Q5: Isn’t the debt still being monetized?
❗ Analyst Concern:
You haven’t stopped inflationary behavior. You’ve just formalized it.
✅ Response:
Correct. This system does not attempt to stop the government from issuing bonds or the Fed from purchasing them.
What it does:
- Makes monetary expansion fully visible
- Enforces legal processes for minting
- Lets users opt out into competing tokens
The key constraint is competition. If the USD token is poorly managed, users will leave. That’s real pressure.

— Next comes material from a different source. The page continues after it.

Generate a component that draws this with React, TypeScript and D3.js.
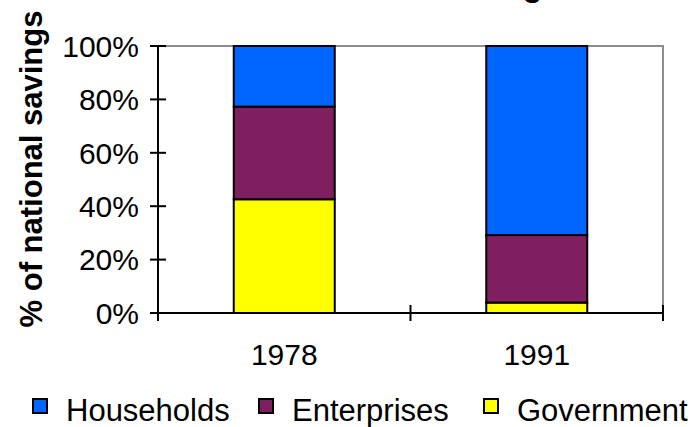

Q6: Is protocol-level compliance too rigid or fragile?
❗ Analyst Concern:
What if a wallet’s attestation authority is de-listed? Are users locked out? What if this turns into overreach?
✅ Response:
Wallets are frozen until re-attested, but not burned or revoked.
Users can:
- Seek re-attestation from an approved authority
- Recover access via court processes
- Use fallback attestations in future design iterations
This is safer than current systems, where account closures are opaque and irreversible. It’s a legal framework, not a punitive one.
Q7: Isn’t this system too US-centric?
❗ Analyst Concern:
Everything is built around Treasury, Fed, and US-style compliance. What about the rest of the world?
✅ Response:
Only at launch.
The platform:
- Allows new token authorities (e.g., EU, El Salvador, Walmart)
- Enables competing currencies under identical infrastructure
- Supports cross-authority swap agreements (
transfer_and_burn → mint_and_deposit
) - Can have nodes run outside the U.S.
It’s not just a dollar system. It’s a global programmable money rail with dollar leadership by default — not decree.
Q8: Can tamper-evident QR cash actually work?
❗ Analyst Concern:
Physical bearer instruments with secure embedded keys sound like a logistical and security nightmare.
✅ Response:
The U.S. already prints high-tech bills at scale (at ~8.6 cents per note).
Tamper-resistance can be:
- Laser-sintered carbon nanotube ink (absorbs light)
- Multilayer adhesives with destructive tear paths
- UV-reactive film
The challenge is not cost, but verification at point of handoff. That’s solvable with scan-on-receipt and real-time public QR visibility.
Q9: Isn’t this too abstract for policymakers?
❗ Analyst Concern:
You’re asking central banks and legislators to understand protocol staking, attestations, mint mechanics, and yield curves.
✅ Response:
You’re not wrong. But:
- The public doesn’t need to understand the plumbing — only the interface
- Policymakers only need to map their old tools to new levers
- Most importantly: this change is incremental (Fedwire → Digital USD ledger)
Education takes time. But the first use case is operational, not ideological.
Final Thoughts
This system may sound disruptive — but its greatest strength is that it doesn’t ask for a revolution.
It’s drop-in. It’s opt-in. It preserves legal structures while upgrading their plumbing. It gives every user — citizen, banker, or central authority — a better map of what’s really happening.
🛠️ Let the arguments continue. The system is ready for them.